→ Problem statement
Set down, exactly as written, the lines from the top of the data to the line that holds "0.435, 0.4425, 0.4495]", and omit the pictures.

→ Data excerpt
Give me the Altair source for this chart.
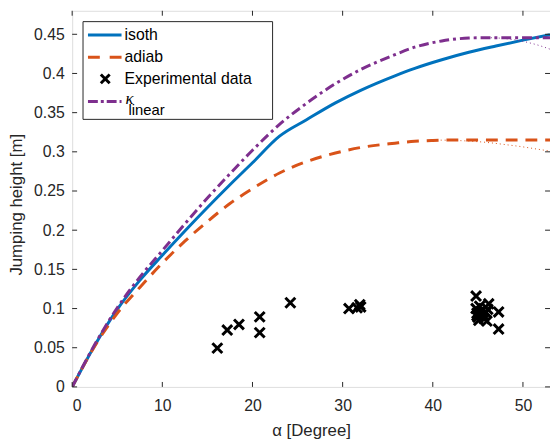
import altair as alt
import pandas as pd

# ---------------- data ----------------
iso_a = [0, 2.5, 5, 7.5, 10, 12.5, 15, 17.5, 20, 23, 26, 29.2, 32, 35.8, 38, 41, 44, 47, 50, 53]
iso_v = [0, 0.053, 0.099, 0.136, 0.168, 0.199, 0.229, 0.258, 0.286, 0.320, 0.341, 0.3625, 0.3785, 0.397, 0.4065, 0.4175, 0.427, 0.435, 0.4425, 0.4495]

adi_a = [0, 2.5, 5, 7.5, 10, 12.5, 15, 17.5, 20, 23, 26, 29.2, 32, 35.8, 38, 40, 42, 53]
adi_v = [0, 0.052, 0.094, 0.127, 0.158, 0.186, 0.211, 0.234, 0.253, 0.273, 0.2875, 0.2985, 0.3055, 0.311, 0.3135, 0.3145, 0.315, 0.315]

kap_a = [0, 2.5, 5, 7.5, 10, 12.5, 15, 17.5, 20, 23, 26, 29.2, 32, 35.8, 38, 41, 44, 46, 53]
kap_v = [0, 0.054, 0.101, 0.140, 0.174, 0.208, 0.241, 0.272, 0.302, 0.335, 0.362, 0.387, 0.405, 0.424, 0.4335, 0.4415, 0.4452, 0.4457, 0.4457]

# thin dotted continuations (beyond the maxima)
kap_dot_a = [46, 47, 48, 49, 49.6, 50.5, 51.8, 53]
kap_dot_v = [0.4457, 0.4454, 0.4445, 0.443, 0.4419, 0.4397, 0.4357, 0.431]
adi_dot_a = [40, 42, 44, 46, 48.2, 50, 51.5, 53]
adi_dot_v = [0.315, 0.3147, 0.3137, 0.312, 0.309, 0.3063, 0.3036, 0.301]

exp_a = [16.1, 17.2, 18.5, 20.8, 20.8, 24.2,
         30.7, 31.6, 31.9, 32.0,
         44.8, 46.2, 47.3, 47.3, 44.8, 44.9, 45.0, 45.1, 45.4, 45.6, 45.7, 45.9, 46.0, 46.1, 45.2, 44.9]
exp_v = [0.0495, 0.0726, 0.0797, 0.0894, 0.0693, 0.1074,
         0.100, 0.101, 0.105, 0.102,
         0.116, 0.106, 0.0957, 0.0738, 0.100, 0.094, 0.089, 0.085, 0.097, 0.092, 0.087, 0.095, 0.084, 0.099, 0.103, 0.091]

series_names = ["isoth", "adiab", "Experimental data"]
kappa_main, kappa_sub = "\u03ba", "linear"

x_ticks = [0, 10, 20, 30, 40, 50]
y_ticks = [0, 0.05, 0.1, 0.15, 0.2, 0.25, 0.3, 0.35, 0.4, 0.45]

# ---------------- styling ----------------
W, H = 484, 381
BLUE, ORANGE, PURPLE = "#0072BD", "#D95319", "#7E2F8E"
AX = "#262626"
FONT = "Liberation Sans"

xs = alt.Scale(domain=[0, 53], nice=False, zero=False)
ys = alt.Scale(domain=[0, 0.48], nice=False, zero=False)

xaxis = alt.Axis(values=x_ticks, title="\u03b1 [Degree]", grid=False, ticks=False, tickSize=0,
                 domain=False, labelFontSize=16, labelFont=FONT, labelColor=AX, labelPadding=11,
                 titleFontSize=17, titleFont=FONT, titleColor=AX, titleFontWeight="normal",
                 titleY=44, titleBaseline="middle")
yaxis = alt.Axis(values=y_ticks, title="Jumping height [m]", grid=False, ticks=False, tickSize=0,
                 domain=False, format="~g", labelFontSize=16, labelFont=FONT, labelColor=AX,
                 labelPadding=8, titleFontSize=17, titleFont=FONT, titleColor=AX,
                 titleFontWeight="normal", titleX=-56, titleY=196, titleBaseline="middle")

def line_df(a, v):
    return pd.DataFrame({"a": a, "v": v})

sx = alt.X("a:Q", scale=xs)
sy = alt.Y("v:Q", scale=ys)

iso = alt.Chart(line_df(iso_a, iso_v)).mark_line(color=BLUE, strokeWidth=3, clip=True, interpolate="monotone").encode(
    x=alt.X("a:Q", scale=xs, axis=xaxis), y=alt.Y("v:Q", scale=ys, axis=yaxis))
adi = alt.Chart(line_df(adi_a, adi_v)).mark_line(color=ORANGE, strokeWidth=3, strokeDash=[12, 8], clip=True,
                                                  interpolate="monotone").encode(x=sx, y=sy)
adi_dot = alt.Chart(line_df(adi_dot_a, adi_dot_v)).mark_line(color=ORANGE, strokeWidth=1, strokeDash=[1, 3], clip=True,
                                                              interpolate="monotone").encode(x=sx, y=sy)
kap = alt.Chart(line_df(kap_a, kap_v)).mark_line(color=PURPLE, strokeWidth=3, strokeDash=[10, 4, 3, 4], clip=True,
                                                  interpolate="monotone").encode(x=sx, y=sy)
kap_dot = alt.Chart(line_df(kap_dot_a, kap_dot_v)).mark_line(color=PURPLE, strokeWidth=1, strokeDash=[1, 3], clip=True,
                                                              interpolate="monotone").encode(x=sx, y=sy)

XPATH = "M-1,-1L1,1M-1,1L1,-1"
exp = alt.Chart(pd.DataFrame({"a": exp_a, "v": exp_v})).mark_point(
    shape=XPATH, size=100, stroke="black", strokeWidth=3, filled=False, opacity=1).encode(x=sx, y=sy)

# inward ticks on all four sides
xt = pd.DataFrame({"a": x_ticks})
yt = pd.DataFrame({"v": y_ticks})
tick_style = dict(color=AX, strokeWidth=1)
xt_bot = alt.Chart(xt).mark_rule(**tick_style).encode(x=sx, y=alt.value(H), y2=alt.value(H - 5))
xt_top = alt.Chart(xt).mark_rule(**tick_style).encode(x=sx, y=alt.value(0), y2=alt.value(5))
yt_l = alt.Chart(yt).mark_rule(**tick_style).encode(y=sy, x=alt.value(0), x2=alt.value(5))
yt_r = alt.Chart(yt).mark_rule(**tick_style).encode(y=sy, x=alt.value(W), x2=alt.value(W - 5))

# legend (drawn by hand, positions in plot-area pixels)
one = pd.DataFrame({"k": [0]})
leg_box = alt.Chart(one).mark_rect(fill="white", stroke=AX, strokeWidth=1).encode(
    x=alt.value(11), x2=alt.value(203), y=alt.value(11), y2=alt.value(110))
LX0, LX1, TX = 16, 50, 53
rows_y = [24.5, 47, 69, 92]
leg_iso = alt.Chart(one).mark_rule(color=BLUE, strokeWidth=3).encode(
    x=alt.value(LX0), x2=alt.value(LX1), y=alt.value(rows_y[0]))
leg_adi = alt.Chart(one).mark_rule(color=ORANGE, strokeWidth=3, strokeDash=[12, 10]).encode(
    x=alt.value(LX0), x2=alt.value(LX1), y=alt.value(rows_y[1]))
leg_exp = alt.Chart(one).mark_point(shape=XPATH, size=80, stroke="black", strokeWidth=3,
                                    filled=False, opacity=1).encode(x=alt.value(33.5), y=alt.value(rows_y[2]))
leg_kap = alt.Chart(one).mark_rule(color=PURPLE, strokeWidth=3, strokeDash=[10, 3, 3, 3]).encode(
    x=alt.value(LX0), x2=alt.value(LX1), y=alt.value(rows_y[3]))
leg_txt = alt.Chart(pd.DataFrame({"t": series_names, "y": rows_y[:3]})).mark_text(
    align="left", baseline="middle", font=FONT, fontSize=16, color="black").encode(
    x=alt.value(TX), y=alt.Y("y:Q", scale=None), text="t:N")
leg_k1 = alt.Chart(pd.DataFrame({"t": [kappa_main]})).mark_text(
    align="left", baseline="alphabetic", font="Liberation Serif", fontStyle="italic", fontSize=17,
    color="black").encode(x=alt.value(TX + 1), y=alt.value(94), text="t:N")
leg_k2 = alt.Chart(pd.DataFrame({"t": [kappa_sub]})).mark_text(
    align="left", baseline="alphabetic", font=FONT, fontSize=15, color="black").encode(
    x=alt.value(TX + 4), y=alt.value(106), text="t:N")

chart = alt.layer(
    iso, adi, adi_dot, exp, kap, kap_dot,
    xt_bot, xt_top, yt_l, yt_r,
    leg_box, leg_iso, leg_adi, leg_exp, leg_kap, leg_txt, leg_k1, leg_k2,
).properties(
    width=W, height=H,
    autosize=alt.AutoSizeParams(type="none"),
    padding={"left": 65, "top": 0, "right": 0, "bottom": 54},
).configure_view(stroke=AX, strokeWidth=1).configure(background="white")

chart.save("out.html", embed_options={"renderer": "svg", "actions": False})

→ Answer for the task
Give me the Altair source for this chart.
import altair as alt
import pandas as pd

# ---------------- data ----------------
iso_a = [0, 2.5, 5, 7.5, 10, 12.5, 15, 17.5, 20, 23, 26, 29.2, 32, 35.8, 38, 41, 44, 47, 50, 53]
iso_v = [0, 0.053, 0.099, 0.136, 0.168, 0.199, 0.229, 0.258, 0.286, 0.320, 0.341, 0.3625, 0.3785, 0.397, 0.4065, 0.4175, 0.427, 0.435, 0.4425, 0.4495]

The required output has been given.